<<<<
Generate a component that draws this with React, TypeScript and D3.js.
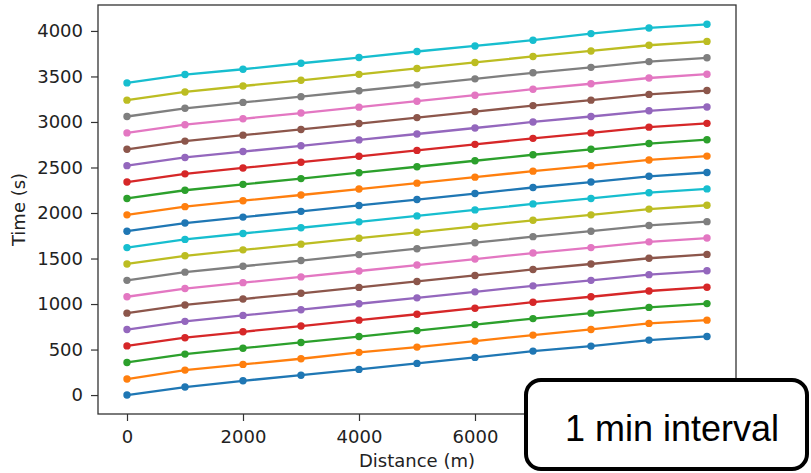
import React, { useEffect, useRef } from 'react';
import * as d3 from 'd3';

// distance of each sample point (m)
const distances = [0, 1000, 2000, 3000, 4000, 5000, 6000, 7000, 8000, 9000, 10000];

// time (s) at each distance, one array per departure
const run01 = [0, 88, 157, 218, 282, 348, 414, 483, 538, 604, 644];
const run02 = [176, 274, 337, 399, 469, 527, 593, 659, 721, 787, 823];
const run03 = [358, 450, 515, 578, 643, 708, 774, 840, 900, 963, 1005];
const run04 = [540, 630, 695, 758, 823, 888, 954, 1020, 1080, 1143, 1185];
const run05 = [720, 810, 875, 938, 1003, 1068, 1134, 1200, 1260, 1323, 1365];
const run06 = [900, 990, 1055, 1118, 1183, 1248, 1314, 1380, 1440, 1503, 1545];
const run07 = [1080, 1170, 1235, 1298, 1363, 1428, 1494, 1560, 1620, 1683, 1725];
const run08 = [1260, 1350, 1415, 1478, 1543, 1608, 1674, 1740, 1800, 1863, 1905];
const run09 = [1440, 1530, 1595, 1658, 1723, 1788, 1854, 1920, 1980, 2043, 2085];
const run10 = [1620, 1710, 1775, 1838, 1903, 1968, 2034, 2100, 2160, 2223, 2265];
const run11 = [1800, 1890, 1955, 2018, 2083, 2148, 2214, 2280, 2340, 2403, 2445];
const run12 = [1980, 2070, 2135, 2198, 2263, 2328, 2394, 2460, 2520, 2583, 2625];
const run13 = [2160, 2250, 2315, 2378, 2443, 2508, 2574, 2640, 2700, 2763, 2805];
const run14 = [2340, 2430, 2495, 2558, 2623, 2688, 2754, 2820, 2880, 2943, 2985];
const run15 = [2520, 2610, 2675, 2738, 2803, 2868, 2934, 3000, 3060, 3123, 3165];
const run16 = [2700, 2790, 2855, 2918, 2983, 3048, 3114, 3180, 3240, 3303, 3345];
const run17 = [2880, 2970, 3035, 3098, 3163, 3228, 3294, 3360, 3420, 3483, 3525];
const run18 = [3060, 3150, 3215, 3278, 3343, 3408, 3474, 3540, 3600, 3663, 3705];
const run19 = [3240, 3330, 3395, 3458, 3523, 3588, 3654, 3720, 3780, 3843, 3885];
const run20 = [3429, 3521, 3579, 3645, 3708, 3774, 3835, 3898, 3971, 4033, 4073];

const runs = [run01, run02, run03, run04, run05, run06, run07, run08, run09, run10,
  run11, run12, run13, run14, run15, run16, run17, run18, run19, run20];

const xTicks = [0, 2000, 4000, 6000, 8000, 10000];
// labels still visible beside the annotation box (8000 and 10000 sit under it)
const xTickLabels = ['0', '2000', '4000', '6000', '', ''];
const yTicks = [0, 500, 1000, 1500, 2000, 2500, 3000, 3500, 4000];

const tab10 = ['#1f77b4', '#ff7f0e', '#2ca02c', '#d62728', '#9467bd',
  '#8c564b', '#e377c2', '#7f7f7f', '#bcbd22', '#17becf'];

const App = () => {
  const svgRef = useRef<SVGSVGElement>(null);

  useEffect(() => {
    const width = 811;
    const height = 473;
    const left = 98, right = 736, top = 5, bottom = 414;

    const svg = d3.select(svgRef.current);
    svg.selectAll('*').remove();
    svg.attr('width', width).attr('height', height);

    svg.append('rect').attr('width', width).attr('height', height).attr('fill', '#fff');

    const xScale = d3.scaleLinear().domain([-500, 10500]).range([left, right]);
    const yScale = d3.scaleLinear().domain([-208, 4285]).range([bottom, top]);

    const font = 'DejaVu Sans, sans-serif';
    const fontSize = 18;

    const xAxis = svg.append('g')
      .attr('transform', `translate(0, ${bottom})`)
      .call(d3.axisBottom(xScale).tickValues(xTicks)
        .tickFormat((_, i) => xTickLabels[i]).tickSize(7).tickPadding(9));
    const yAxis = svg.append('g')
      .attr('transform', `translate(${left}, 0)`)
      .call(d3.axisLeft(yScale).tickValues(yTicks).tickFormat(d3.format('d')).tickSize(7).tickPadding(8));

    [xAxis, yAxis].forEach(ax => {
      ax.select('.domain').remove();
      ax.selectAll('line').attr('stroke', '#333').attr('stroke-width', 1.2);
      ax.selectAll('text').attr('font-family', font).attr('font-size', fontSize).attr('fill', '#222');
    });

    const line = d3.line<number>()
      .x((_, i) => xScale(distances[i]))
      .y(d => yScale(d));

    runs.forEach((run, k) => {
      const color = tab10[k % 10];
      svg.append('path')
        .datum(run)
        .attr('d', line)
        .attr('fill', 'none')
        .attr('stroke', color)
        .attr('stroke-width', 2.3);
      svg.append('g')
        .selectAll('circle')
        .data(run)
        .enter()
        .append('circle')
        .attr('cx', (_, i) => xScale(distances[i]))
        .attr('cy', d => yScale(d))
        .attr('r', 3.7)
        .attr('fill', color);
    });

    svg.append('rect')
      .attr('x', left).attr('y', top)
      .attr('width', right - left).attr('height', bottom - top)
      .attr('fill', 'none')
      .attr('stroke', '#333')
      .attr('stroke-width', 1.3);

    svg.append('text')
      .attr('x', (left + right) / 2)
      .attr('y', 467)
      .attr('text-anchor', 'middle')
      .attr('font-family', font)
      .attr('font-size', fontSize)
      .attr('fill', '#222')
      .text('Distance (m)');

    svg.append('text')
      .attr('transform', `translate(25, ${(top + bottom) / 2}) rotate(-90)`)
      .attr('text-anchor', 'middle')
      .attr('font-family', font)
      .attr('font-size', fontSize)
      .attr('fill', '#222')
      .text('Time (s)');

    // annotation box laid over the lower right corner
    svg.append('rect')
      .attr('x', 526).attr('y', 380)
      .attr('width', 281).attr('height', 89)
      .attr('rx', 15)
      .attr('fill', '#fff')
      .attr('stroke', '#000')
      .attr('stroke-width', 4);

    svg.append('text')
      .attr('x', 672)
      .attr('y', 441)
      .attr('text-anchor', 'middle')
      .attr('font-family', 'Liberation Sans, Arial, sans-serif')
      .attr('font-size', 36)
      .attr('fill', '#000')
      .text('1 min interval');
  }, []);

  return <svg ref={svgRef} style={{ position: 'absolute', left: 0, top: 0 }}></svg>;
};

export default App;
>>>>
| What needs to be done |
From the material above, copy everything exactly but the pictures.

| Response |
Generate a component that draws this with React, TypeScript and D3.js.
import React, { useEffect, useRef } from 'react';
import * as d3 from 'd3';

// distance of each sample point (m)
const distances = [0, 1000, 2000, 3000, 4000, 5000, 6000, 7000, 8000, 9000, 10000];

// time (s) at each distance, one array per departure
const run01 = [0, 88, 157, 218, 282, 348, 414, 483, 538, 604, 644];
const run02 = [176, 274, 337, 399, 469, 527, 593, 659, 721, 787, 823];
const run03 = [358, 450, 515, 578, 643, 708, 774, 840, 900, 963, 1005];
const run04 = [540, 630, 695, 758, 823, 888, 954, 1020, 1080, 1143, 1185];
const run05 = [720, 810, 875, 938, 1003, 1068, 1134, 1200, 1260, 1323, 1365];
const run06 = [900, 990, 1055, 1118, 1183, 1248, 1314, 1380, 1440, 1503, 1545];
const run07 = [1080, 1170, 1235, 1298, 1363, 1428, 1494, 1560, 1620, 1683, 1725];
const run08 = [1260, 1350, 1415, 1478, 1543, 1608, 1674, 1740, 1800, 1863, 1905];
const run09 = [1440, 1530, 1595, 1658, 1723, 1788, 1854, 1920, 1980, 2043, 2085];
const run10 = [1620, 1710, 1775, 1838, 1903, 1968, 2034, 2100, 2160, 2223, 2265];
const run11 = [1800, 1890, 1955, 2018, 2083, 2148, 2214, 2280, 2340, 2403, 2445];
const run12 = [1980, 2070, 2135, 2198, 2263, 2328, 2394, 2460, 2520, 2583, 2625];
const run13 = [2160, 2250, 2315, 2378, 2443, 2508, 2574, 2640, 2700, 2763, 2805];
const run14 = [2340, 2430, 2495, 2558, 2623, 2688, 2754, 2820, 2880, 2943, 2985];
const run15 = [2520, 2610, 2675, 2738, 2803, 2868, 2934, 3000, 3060, 3123, 3165];
const run16 = [2700, 2790, 2855, 2918, 2983, 3048, 3114, 3180, 3240, 3303, 3345];
const run17 = [2880, 2970, 3035, 3098, 3163, 3228, 3294, 3360, 3420, 3483, 3525];
const run18 = [3060, 3150, 3215, 3278, 3343, 3408, 3474, 3540, 3600, 3663, 3705];
const run19 = [3240, 3330, 3395, 3458, 3523, 3588, 3654, 3720, 3780, 3843, 3885];
const run20 = [3429, 3521, 3579, 3645, 3708, 3774, 3835, 3898, 3971, 4033, 4073];

const runs = [run01, run02, run03, run04, run05, run06, run07, run08, run09, run10,
  run11, run12, run13, run14, run15, run16, run17, run18, run19, run20];

const xTicks = [0, 2000, 4000, 6000, 8000, 10000];
// labels still visible beside the annotation box (8000 and 10000 sit under it)
const xTickLabels = ['0', '2000', '4000', '6000', '', ''];
const yTicks = [0, 500, 1000, 1500, 2000, 2500, 3000, 3500, 4000];

const tab10 = ['#1f77b4', '#ff7f0e', '#2ca02c', '#d62728', '#9467bd',
  '#8c564b', '#e377c2', '#7f7f7f', '#bcbd22', '#17becf'];

const App = () => {
  const svgRef = useRef<SVGSVGElement>(null);

  useEffect(() => {
    const width = 811;
    const height = 473;
    const left = 98, right = 736, top = 5, bottom = 414;

    const svg = d3.select(svgRef.current);
    svg.selectAll('*').remove();
    svg.attr('width', width).attr('height', height);

    svg.append('rect').attr('width', width).attr('height', height).attr('fill', '#fff');

    const xScale = d3.scaleLinear().domain([-500, 10500]).range([left, right]);
    const yScale = d3.scaleLinear().domain([-208, 4285]).range([bottom, top]);

    const font = 'DejaVu Sans, sans-serif';
    const fontSize = 18;

    const xAxis = svg.append('g')
      .attr('transform', `translate(0, ${bottom})`)
      .call(d3.axisBottom(xScale).tickValues(xTicks)
        .tickFormat((_, i) => xTickLabels[i]).tickSize(7).tickPadding(9));
    const yAxis = svg.append('g')
      .attr('transform', `translate(${left}, 0)`)
      .call(d3.axisLeft(yScale).tickValues(yTicks).tickFormat(d3.format('d')).tickSize(7).tickPadding(8));

    [xAxis, yAxis].forEach(ax => {
      ax.select('.domain').remove();
      ax.selectAll('line').attr('stroke', '#333').attr('stroke-width', 1.2);
      ax.selectAll('text').attr('font-family', font).attr('font-size', fontSize).attr('fill', '#222');
    });

    const line = d3.line<number>()
      .x((_, i) => xScale(distances[i]))
      .y(d => yScale(d));

    runs.forEach((run, k) => {
      const color = tab10[k % 10];
      svg.append('path')
        .datum(run)
        .attr('d', line)
        .attr('fill', 'none')
        .attr('stroke', color)
        .attr('stroke-width', 2.3);
      svg.append('g')
        .selectAll('circle')
        .data(run)
        .enter()
        .append('circle')
        .attr('cx', (_, i) => xScale(distances[i]))
        .attr('cy', d => yScale(d))
        .attr('r', 3.7)
        .attr('fill', color);
    });

    svg.append('rect')
      .attr('x', left).attr('y', top)
      .attr('width', right - left).attr('height', bottom - top)
      .attr('fill', 'none')
      .attr('stroke', '#333')
      .attr('stroke-width', 1.3);

    svg.append('text')
      .attr('x', (left + right) / 2)
      .attr('y', 467)
      .attr('text-anchor', 'middle')
      .attr('font-family', font)
      .attr('font-size', fontSize)
      .attr('fill', '#222')
      .text('Distance (m)');

    svg.append('text')
      .attr('transform', `translate(25, ${(top + bottom) / 2}) rotate(-90)`)
      .attr('text-anchor', 'middle')
      .attr('font-family', font)
      .attr('font-size', fontSize)
      .attr('fill', '#222')
      .text('Time (s)');

    // annotation box laid over the lower right corner
    svg.append('rect')
      .attr('x', 526).attr('y', 380)
      .attr('width', 281).attr('height', 89)
      .attr('rx', 15)
      .attr('fill', '#fff')
      .attr('stroke', '#000')
      .attr('stroke-width', 4);

    svg.append('text')
      .attr('x', 672)
      .attr('y', 441)
      .attr('text-anchor', 'middle')
      .attr('font-family', 'Liberation Sans, Arial, sans-serif')
      .attr('font-size', 36)
      .attr('fill', '#000')
      .text('1 min interval');
  }, []);

  return <svg ref={svgRef} style={{ position: 'absolute', left: 0, top: 0 }}></svg>;
};

export default App;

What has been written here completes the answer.